- [AIM OF THE EXERCISE]:
Print the listing in its entirety and exactly, leaving out images.

- [EXERCISE INPUTS]:
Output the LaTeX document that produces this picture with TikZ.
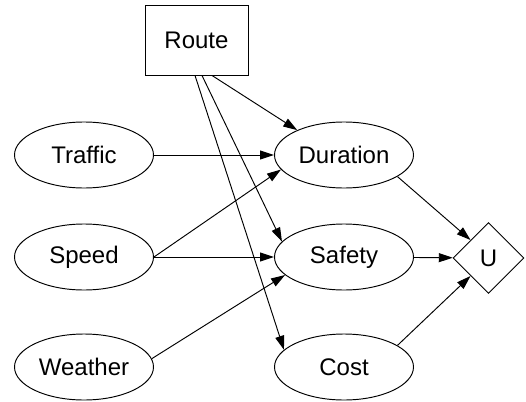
\documentclass[tikz,border=0pt]{standalone}
\usepackage{fontspec}
\setmainfont{Liberation Sans}
\usetikzlibrary{arrows.meta,shapes.geometric}

\begin{document}
\begin{tikzpicture}[x=1pt, y=-1pt, >={Triangle[length=14pt,width=9pt]}, line width=0.95pt,
  font=\fontsize{24}{28}\selectfont,
  var/.style={draw, ellipse, inner sep=0pt, minimum width=139pt, minimum height=66pt},
  dec/.style={draw, rectangle, inner sep=0pt, minimum width=103pt, minimum height=70pt},
  util/.style={draw, diamond, aspect=1, inner sep=0pt, minimum size=71pt}]
\useasboundingbox (0,0) rectangle (526,401);
% ---------- nodes ----------
\node[dec]  (route)    at (196.5,40) {Route};
\node[var]  (traffic)  at (84,155)   {Traffic};
\node[var]  (speed)    at (84,257)   {Speed};
\node[var]  (weather)  at (84,367)   {Weather};
\node[var]  (duration) at (344,155)  {Duration};
\node[var]  (safety)   at (344,257)  {Safety};
\node[var]  (cost)     at (344,367)  {Cost};
\node[util] (u)        at (488.5,258) {U};
% ---------- edges ----------
\draw[->] ([xshift=15.5pt]route.south) -- (duration.152);
\draw[->] ([xshift=5.5pt]route.south) -- (safety.166);
\draw[->] ([xshift=-1.5pt]route.south) -- (cost.164);
\draw[->] (traffic) -- (duration);
\draw[->] (speed.east) -- (duration.193);
\draw[->] (speed) -- (safety);
\draw[->] (weather.7) -- (safety.197);
\draw[->] (duration.-22) -- (u.north west);
\draw[->] (safety) -- (u);
\draw[->] (cost.22) -- (u.south west);
\end{tikzpicture}
\end{document}
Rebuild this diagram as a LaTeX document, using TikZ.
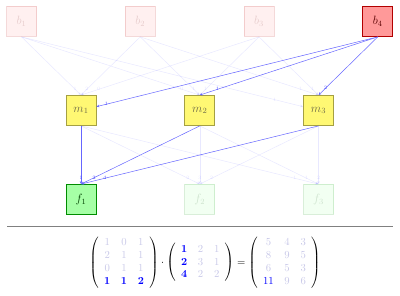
\documentclass[tikz,border=0pt]{standalone}
\usepackage{amsmath}
\usetikzlibrary{calc,arrows.meta}
\definecolor{fadenum}{RGB}{200,200,232}
\tikzset{
  box/.style={draw, line width=0.8pt, minimum size=30pt, inner sep=0pt, font=\large},
  bbox/.style={box, fill=red!40, draw=red!70!black, text=red!35!black},
  mbox/.style={box, fill=yellow!55, draw=yellow!60!black, text=yellow!35!black},
  fbox/.style={box, fill=green!35, draw=green!55!black, text=green!25!black},
  faded/.style={opacity=0.15},
  conn/.style={draw=blue!60, line width=0.5pt, -{Stealth[length=3pt,width=2.5pt]}},
  fconn/.style={conn, opacity=0.15},
  wl/.style={font=\tiny, text=blue!70, inner sep=0.5pt},
}
\begin{document}
\begin{tikzpicture}[x=1pt,y=-1pt]
\useasboundingbox (0,0) rectangle (400,296);
% nodes
\node[bbox,faded] (b1) at (21.5,21.5) {$b_1$};
\node[bbox,faded] (b2) at (140.25,21.5) {$b_2$};
\node[bbox,faded] (b3) at (259,21.5) {$b_3$};
\node[bbox] (b4) at (377.75,21.5) {$b_4$};
\node[mbox] (m1) at (81,110.5) {$m_1$};
\node[mbox] (m2) at (199.75,110.5) {$m_2$};
\node[mbox] (m3) at (318.5,110.5) {$m_3$};
\node[fbox] (f1) at (81,199.5) {$f_1$};
\node[fbox,faded] (f2) at (199.75,199.5) {$f_2$};
\node[fbox,faded] (f3) at (318.5,199.5) {$f_3$};
% faded b -> m
\draw[fconn] (b1.south) -- node[wl,pos=0.9]{1} (m1.north);
\draw[fconn] (b1.south) -- node[wl,pos=0.9]{0} (m2.north);
\draw[fconn] (b1.south) -- node[wl,pos=0.9]{1} (m3);
\draw[fconn] (b2.south) -- node[wl,pos=0.9]{2} (m1.north);
\draw[fconn] (b2.south) -- node[wl,pos=0.9]{1} (m2.north);
\draw[fconn] (b2.south) -- node[wl,pos=0.9]{1} (m3.north);
\draw[fconn] (b3.south) -- node[wl,pos=0.9]{0} (m1.north);
\draw[fconn] (b3.south) -- node[wl,pos=0.9]{1} (m2.north);
\draw[fconn] (b3.south) -- node[wl,pos=0.9]{1} (m3.north);
% highlighted b4 -> m
\draw[conn] (b4.south) -- node[wl,pos=0.965]{1} (m1);
\draw[conn] (b4.south) -- node[wl,pos=0.9]{1} (m2.north);
\draw[conn] (b4.south) -- node[wl,pos=0.88]{2} (m3.north);
% faded m -> f
\draw[fconn] (m1.south) -- node[wl,pos=0.9]{2} (f2.north);
\draw[fconn] (m1.south) -- node[wl,pos=0.9]{1} (f3.north);
\draw[fconn] (m2.south) -- node[wl,pos=0.9]{3} (f2.north);
\draw[fconn] (m2.south) -- node[wl,pos=0.9]{1} (f3.north);
\draw[fconn] (m3.south) -- node[wl,pos=0.9]{2} (f2.north);
\draw[fconn] (m3.south) -- node[wl,pos=0.9]{2} (f3.north);
% highlighted m -> f1
\draw[conn] (m1.south) -- node[wl,pos=0.89]{1} (f1.north);
\draw[conn] (m2.south) -- node[wl,pos=0.89]{2} (f1.north);
\draw[conn] (m3.south) -- node[wl,pos=0.9]{4} (f1.north);
% separator
\coordinate (sepL) at (7,226);
\coordinate (sepR) at (393,226);
\draw[gray, line width=0.8pt] (sepL) -- (sepR);
% matrix equation
\node (eq) at (205,262.5) {\scalebox{1.07}{$
\left(\begin{array}{ccc}
\color{fadenum}1 & \color{fadenum}0 & \color{fadenum}1\\
\color{fadenum}2 & \color{fadenum}1 & \color{fadenum}1\\
\color{fadenum}0 & \color{fadenum}1 & \color{fadenum}1\\
\color{blue}\mathbf{1} & \color{blue}\mathbf{1} & \color{blue}\mathbf{2}
\end{array}\right)
\cdot
\left(\begin{array}{ccc}
\color{blue}\mathbf{1} & \color{fadenum}2 & \color{fadenum}1\\
\color{blue}\mathbf{2} & \color{fadenum}3 & \color{fadenum}1\\
\color{blue}\mathbf{4} & \color{fadenum}2 & \color{fadenum}2
\end{array}\right)
=
\left(\begin{array}{ccc}
\color{fadenum}5 & \color{fadenum}4 & \color{fadenum}3\\
\color{fadenum}8 & \color{fadenum}9 & \color{fadenum}5\\
\color{fadenum}6 & \color{fadenum}5 & \color{fadenum}3\\
\color{blue}11 & \color{fadenum}9 & \color{fadenum}6
\end{array}\right)
$}};
\end{tikzpicture}
\end{document}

- [RESPONSE]:
Output the LaTeX document that produces this picture with TikZ.
\documentclass[tikz,border=0pt]{standalone}
\usepackage{fontspec}
\setmainfont{Liberation Sans}
\usetikzlibrary{arrows.meta,shapes.geometric}

\begin{document}
\begin{tikzpicture}[x=1pt, y=-1pt, >={Triangle[length=14pt,width=9pt]}, line width=0.95pt,
  font=\fontsize{24}{28}\selectfont,
  var/.style={draw, ellipse, inner sep=0pt, minimum width=139pt, minimum height=66pt},
  dec/.style={draw, rectangle, inner sep=0pt, minimum width=103pt, minimum height=70pt},
  util/.style={draw, diamond, aspect=1, inner sep=0pt, minimum size=71pt}]
\useasboundingbox (0,0) rectangle (526,401);
% ---------- nodes ----------
\node[dec]  (route)    at (196.5,40) {Route};
\node[var]  (traffic)  at (84,155)   {Traffic};
\node[var]  (speed)    at (84,257)   {Speed};
\node[var]  (weather)  at (84,367)   {Weather};
\node[var]  (duration) at (344,155)  {Duration};
\node[var]  (safety)   at (344,257)  {Safety};
\node[var]  (cost)     at (344,367)  {Cost};
\node[util] (u)        at (488.5,258) {U};
% ---------- edges ----------
\draw[->] ([xshift=15.5pt]route.south) -- (duration.152);
\draw[->] ([xshift=5.5pt]route.south) -- (safety.166);
\draw[->] ([xshift=-1.5pt]route.south) -- (cost.164);
\draw[->] (traffic) -- (duration);
\draw[->] (speed.east) -- (duration.193);
\draw[->] (speed) -- (safety);
\draw[->] (weather.7) -- (safety.197);
\draw[->] (duration.-22) -- (u.north west);
\draw[->] (safety) -- (u);
\draw[->] (cost.22) -- (u.south west);
\end{tikzpicture}
\end{document}
Rebuild this diagram as a LaTeX document, using TikZ.
\documentclass[tikz,border=0pt]{standalone}
\usepackage{amsmath}
\usetikzlibrary{calc,arrows.meta}
\definecolor{fadenum}{RGB}{200,200,232}
\tikzset{
  box/.style={draw, line width=0.8pt, minimum size=30pt, inner sep=0pt, font=\large},
  bbox/.style={box, fill=red!40, draw=red!70!black, text=red!35!black},
  mbox/.style={box, fill=yellow!55, draw=yellow!60!black, text=yellow!35!black},
  fbox/.style={box, fill=green!35, draw=green!55!black, text=green!25!black},
  faded/.style={opacity=0.15},
  conn/.style={draw=blue!60, line width=0.5pt, -{Stealth[length=3pt,width=2.5pt]}},
  fconn/.style={conn, opacity=0.15},
  wl/.style={font=\tiny, text=blue!70, inner sep=0.5pt},
}
\begin{document}
\begin{tikzpicture}[x=1pt,y=-1pt]
\useasboundingbox (0,0) rectangle (400,296);
% nodes
\node[bbox,faded] (b1) at (21.5,21.5) {$b_1$};
\node[bbox,faded] (b2) at (140.25,21.5) {$b_2$};
\node[bbox,faded] (b3) at (259,21.5) {$b_3$};
\node[bbox] (b4) at (377.75,21.5) {$b_4$};
\node[mbox] (m1) at (81,110.5) {$m_1$};
\node[mbox] (m2) at (199.75,110.5) {$m_2$};
\node[mbox] (m3) at (318.5,110.5) {$m_3$};
\node[fbox] (f1) at (81,199.5) {$f_1$};
\node[fbox,faded] (f2) at (199.75,199.5) {$f_2$};
\node[fbox,faded] (f3) at (318.5,199.5) {$f_3$};
% faded b -> m
\draw[fconn] (b1.south) -- node[wl,pos=0.9]{1} (m1.north);
\draw[fconn] (b1.south) -- node[wl,pos=0.9]{0} (m2.north);
\draw[fconn] (b1.south) -- node[wl,pos=0.9]{1} (m3);
\draw[fconn] (b2.south) -- node[wl,pos=0.9]{2} (m1.north);
\draw[fconn] (b2.south) -- node[wl,pos=0.9]{1} (m2.north);
\draw[fconn] (b2.south) -- node[wl,pos=0.9]{1} (m3.north);
\draw[fconn] (b3.south) -- node[wl,pos=0.9]{0} (m1.north);
\draw[fconn] (b3.south) -- node[wl,pos=0.9]{1} (m2.north);
\draw[fconn] (b3.south) -- node[wl,pos=0.9]{1} (m3.north);
% highlighted b4 -> m
\draw[conn] (b4.south) -- node[wl,pos=0.965]{1} (m1);
\draw[conn] (b4.south) -- node[wl,pos=0.9]{1} (m2.north);
\draw[conn] (b4.south) -- node[wl,pos=0.88]{2} (m3.north);
% faded m -> f
\draw[fconn] (m1.south) -- node[wl,pos=0.9]{2} (f2.north);
\draw[fconn] (m1.south) -- node[wl,pos=0.9]{1} (f3.north);
\draw[fconn] (m2.south) -- node[wl,pos=0.9]{3} (f2.north);
\draw[fconn] (m2.south) -- node[wl,pos=0.9]{1} (f3.north);
\draw[fconn] (m3.south) -- node[wl,pos=0.9]{2} (f2.north);
\draw[fconn] (m3.south) -- node[wl,pos=0.9]{2} (f3.north);
% highlighted m -> f1
\draw[conn] (m1.south) -- node[wl,pos=0.89]{1} (f1.north);
\draw[conn] (m2.south) -- node[wl,pos=0.89]{2} (f1.north);
\draw[conn] (m3.south) -- node[wl,pos=0.9]{4} (f1.north);
% separator
\coordinate (sepL) at (7,226);
\coordinate (sepR) at (393,226);
\draw[gray, line width=0.8pt] (sepL) -- (sepR);
% matrix equation
\node (eq) at (205,262.5) {\scalebox{1.07}{$
\left(\begin{array}{ccc}
\color{fadenum}1 & \color{fadenum}0 & \color{fadenum}1\\
\color{fadenum}2 & \color{fadenum}1 & \color{fadenum}1\\
\color{fadenum}0 & \color{fadenum}1 & \color{fadenum}1\\
\color{blue}\mathbf{1} & \color{blue}\mathbf{1} & \color{blue}\mathbf{2}
\end{array}\right)
\cdot
\left(\begin{array}{ccc}
\color{blue}\mathbf{1} & \color{fadenum}2 & \color{fadenum}1\\
\color{blue}\mathbf{2} & \color{fadenum}3 & \color{fadenum}1\\
\color{blue}\mathbf{4} & \color{fadenum}2 & \color{fadenum}2
\end{array}\right)
=
\left(\begin{array}{ccc}
\color{fadenum}5 & \color{fadenum}4 & \color{fadenum}3\\
\color{fadenum}8 & \color{fadenum}9 & \color{fadenum}5\\
\color{fadenum}6 & \color{fadenum}5 & \color{fadenum}3\\
\color{blue}11 & \color{fadenum}9 & \color{fadenum}6
\end{array}\right)
$}};
\end{tikzpicture}
\end{document}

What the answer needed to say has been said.